Other Voices by Colin Greenland
Posted in Fantasy, Reading Reviewed at 12:00 on 15 April 2026
Unwin, 1989, 188 p.

This is apparently the third in Greenland’s Daybreak series but I wasn’t really aware of this when I bought it recently. I read The Hour of the Thin Ox many years ago and reviewed Daybreak on a Different Mountain on the blog in 2009.
Other Voices is a slightly unfocused tale set in the standardised pre- (or never-) industrial fantasy milieu. Greenland doesn’t fall into the clichés of the genre though, he’s too good a writer for that.
At the novel’s start Luscany is on the verge of being conquered by the Eschalan, a people to all intents human, but orange. The book promises to be the story of Serin, daughter of Tarven Guille, a medical experimenter. It soon spreads out, though, to encompass the life of Luscany’s Princess Nette kept unwillingly in her palace by the victorious Eschalan as a figurehead.

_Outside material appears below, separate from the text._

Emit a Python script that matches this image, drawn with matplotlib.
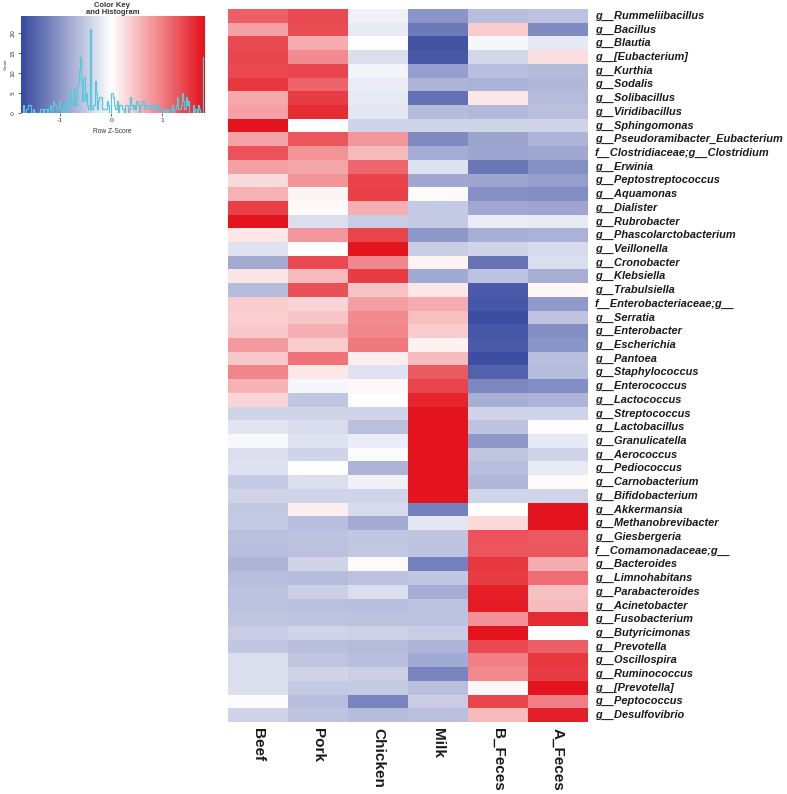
import numpy as np
import matplotlib
matplotlib.use("Agg")
import matplotlib.pyplot as plt
from matplotlib.colors import LinearSegmentedColormap, Normalize

genera = [
    "g__Rummeliibacillus", "g__Bacillus", "g__Blautia", "g__[Eubacterium]", "g__Kurthia",
    "g__Sodalis", "g__Solibacillus", "g__Viridibacillus", "g__Sphingomonas",
    "g__Pseudoramibacter_Eubacterium", "f__Clostridiaceae;g__Clostridium", "g__Erwinia",
    "g__Peptostreptococcus", "g__Aquamonas", "g__Dialister", "g__Rubrobacter",
    "g__Phascolarctobacterium", "g__Veillonella", "g__Cronobacter", "g__Klebsiella",
    "g__Trabulsiella", "f__Enterobacteriaceae;g__", "g__Serratia", "g__Enterobacter",
    "g__Escherichia", "g__Pantoea", "g__Staphylococcus", "g__Enterococcus",
    "g__Lactococcus", "g__Streptococcus", "g__Lactobacillus", "g__Granulicatella",
    "g__Aerococcus", "g__Pediococcus", "g__Carnobacterium", "g__Bifidobacterium",
    "g__Akkermansia", "g__Methanobrevibacter", "g__Giesbergeria", "f__Comamonadaceae;g__",
    "g__Bacteroides", "g__Limnohabitans", "g__Parabacteroides", "g__Acinetobacter",
    "g__Fusobacterium", "g__Butyricimonas", "g__Prevotella", "g__Oscillospira",
    "g__Ruminococcus", "g__[Prevotella]", "g__Peptococcus", "g__Desulfovibrio",
]
samples = ["Beef", "Pork", "Chicken", "Milk", "B_Feces", "A_Feces"]

beef = [1.21, 0.72, 1.37, 1.42, 1.39, 1.52, 0.66, 0.73, 1.9, 0.69,
        1.31, 0.71, 0.28, 0.59, 1.46, 1.9, 0.19, -0.28, -0.81, 0.21,
        -0.64, 0.39, 0.37, 0.42, 0.76, 0.41, 0.93, 0.58, 0.32, -0.41,
        -0.24, -0.06, -0.31, -0.29, -0.52, -0.41, -0.53, -0.51, -0.61, -0.62,
        -0.72, -0.63, -0.59, -0.58, -0.56, -0.48, -0.54, -0.32, -0.31, -0.3,
        -0.04, -0.41]
pork = [1.38, 1.36, 0.62, 0.88, 1.41, 1.18, 1.48, 1.61, 0.01, 1.29,
        0.82, 0.68, 0.81, 0.08, 0.04, -0.32, 0.79, 0.02, 1.39, 0.52,
        1.33, 0.31, 0.43, 0.61, 0.39, 1.06, 0.18, -0.08, -0.54, -0.41,
        -0.33, -0.27, -0.41, 0.01, -0.31, -0.41, 0.12, -0.62, -0.59, -0.6,
        -0.41, -0.64, -0.46, -0.61, -0.57, -0.41, -0.63, -0.56, -0.41, -0.51,
        -0.62, -0.57]
chicken = [-0.12, -0.19, 0.02, -0.31, -0.09, -0.17, -0.21, -0.23, -0.41, 0.79,
           0.51, 1.16, 1.44, 1.46, 0.61, -0.49, 1.41, 1.9, 0.91, 1.49,
           0.46, 0.74, 0.88, 0.92, 1.02, 0.13, -0.28, 0.06, 0.01, -0.41,
           -0.61, -0.18, -0.04, -0.72, -0.14, -0.41, -0.34, -0.81, -0.54, -0.53,
           0.04, -0.58, -0.32, -0.62, -0.6, -0.44, -0.66, -0.63, -0.46, -0.52,
           -1.19, -0.64]
milk = [-1.02, -1.28, -1.66, -1.61, -0.93, -0.71, -1.37, -0.64, -0.41, -1.13,
        -0.79, -0.29, -0.84, 0.03, -0.52, -0.51, -1.01, -0.47, 0.09, -0.82,
        0.19, 0.62, 0.48, 0.38, 0.11, 0.51, 1.26, 1.42, 1.66, 1.9,
        1.9, 1.9, 1.9, 1.9, 1.9, 1.9, -1.22, -0.23, -0.57, -0.58,
        -1.21, -0.54, -0.79, -0.6, -0.59, -0.49, -0.71, -0.82, -1.19, -0.61,
        -0.48, -0.61]
b_feces = [-0.63, 0.38, -0.08, -0.39, -0.62, -0.74, 0.18, -0.68, -0.41, -0.88,
           -0.86, -1.31, -0.87, -1.07, -0.83, -0.18, -0.76, -0.41, -1.34, -0.59,
           -1.58, -1.62, -1.72, -1.63, -1.59, -1.71, -1.52, -1.14, -0.77, -0.41,
           -0.59, -1.01, -0.56, -0.63, -0.69, -0.41, 0.01, 0.29, 1.31, 1.29,
           1.52, 1.48, 1.71, 1.73, 0.84, 1.9, 1.39, 0.97, 0.89, 0.06,
           1.42, 0.51]
a_feces = [-0.58, -1.12, -0.22, 0.24, -0.67, -0.69, -0.66, -0.61, -0.41, -0.73,
           -0.83, -1.08, -0.94, -1.11, -0.86, -0.21, -0.74, -0.36, -0.31, -0.78,
           0.07, -0.98, -0.57, -1.09, -1.03, -0.62, -0.64, -1.1, -0.73, -0.41,
           0.02, -0.22, -0.41, -0.19, 0.03, -0.41, 1.9, 1.9, 1.27, 1.28,
           0.63, 1.12, 0.47, 0.52, 1.62, 0.0, 1.21, 1.52, 1.49, 1.9,
           0.98, 1.71]

key_ticks = [-1, 0, 1]
key_yticks = [0, 5, 10, 15, 20]

Z = np.column_stack([beef, pork, chicken, milk, b_feces, a_feces])
zmin, zmax = -1.77, 1.82

cmap = LinearSegmentedColormap.from_list("bwr_r", ["#34469E", "#FFFFFF", "#E4141E"])
norm = Normalize(vmin=-1.8, vmax=1.8)

W, H = 787, 794
fig = plt.figure(figsize=(W / 100, H / 100), dpi=100)
lab_font = "Liberation Sans"

# ---- heatmap ----
ax = fig.add_axes([228 / W, 1 - 722 / H, 360 / W, 713 / H])
nrow, ncol = Z.shape
ax.imshow(Z, cmap=cmap, norm=norm, aspect="auto", interpolation="nearest",
          extent=(-0.5, ncol - 0.5, nrow - 0.5, -0.5))
ax.set_xlim(-0.5, ncol - 0.5)
ax.set_ylim(nrow - 0.5, -0.5)
ax.set_xticks([])
ax.set_yticks([])
for s in ax.spines.values():
    s.set_visible(False)

xoff = (595 - 228) / 360
for i, g in enumerate(genera):
    ax.text(xoff, i, g, transform=ax.get_yaxis_transform(), ha="left", va="center",
            fontsize=7.9, fontweight="bold", style="italic", family=lab_font, color="#1a1a1a")
for j, s in enumerate(samples):
    ax.text(j, -6 / 713, s, transform=ax.get_xaxis_transform(), ha="center", va="top",
            rotation=270, fontsize=11, fontweight="bold", family=lab_font, color="#1a1a1a")

# ---- color key ----
kx0, kx1, ky0, ky1 = 20.7, 204, 16, 113
kax = fig.add_axes([kx0 / W, 1 - ky1 / H, (kx1 - kx0) / W, (ky1 - ky0) / H])
grad = np.linspace(zmin, zmax, 400)[None, :]
ytop = 24.2
kax.imshow(grad, cmap=cmap, norm=norm, aspect="auto", extent=(zmin, zmax, 0, ytop),
           interpolation="bilinear")
bins = np.linspace(zmin, zmax, 150)
counts, edges = np.histogram(np.clip(Z.ravel(), zmin, zmax - 1e-6), bins=bins)
kax.stairs(counts, edges, color="#5CC6DA", lw=0.9, baseline=0)
kax.set_xlim(zmin, zmax)
kax.set_ylim(0, ytop)
for s in kax.spines.values():
    s.set_visible(False)
kax.set_xticks(key_ticks)
kax.set_xticklabels([str(t) for t in key_ticks])
kax.set_yticks(key_yticks)
kax.set_yticklabels([str(t) for t in key_yticks], rotation=90, va="center")
kax.tick_params(axis="both", labelsize=4.5, length=2, width=0.5, pad=1.5, colors="#333333")
kax.set_xlabel("Row Z-Score", fontsize=4.8, family=lab_font, color="#333333", labelpad=4)
kax.set_ylabel("Count", fontsize=3.2, family=lab_font, color="#333333", labelpad=2)
kax.set_title("Color Key\nand Histogram", fontsize=5.5, fontweight="bold", family=lab_font,
              color="#333333", pad=1.5, linespacing=1.05)

fig.savefig("out.png", dpi=100)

Tarven and his wife Amber’s first two children either didn’t survive birth, or only barely did. Nevertheless, their bodies are kept in the house in a drawer in which Serin is forbidden to look. For Tarven is on the point of discovering how to bring the recently dead back to life.
The fantasy elements don’t overwhelm the story which is mainly one of accommodating to the occupying power and of resisting it.
Not one of Greenland’s major works but eminently readable.
Pedant’s corner:- “seemed to sooth her rage” (to soothe her rage.)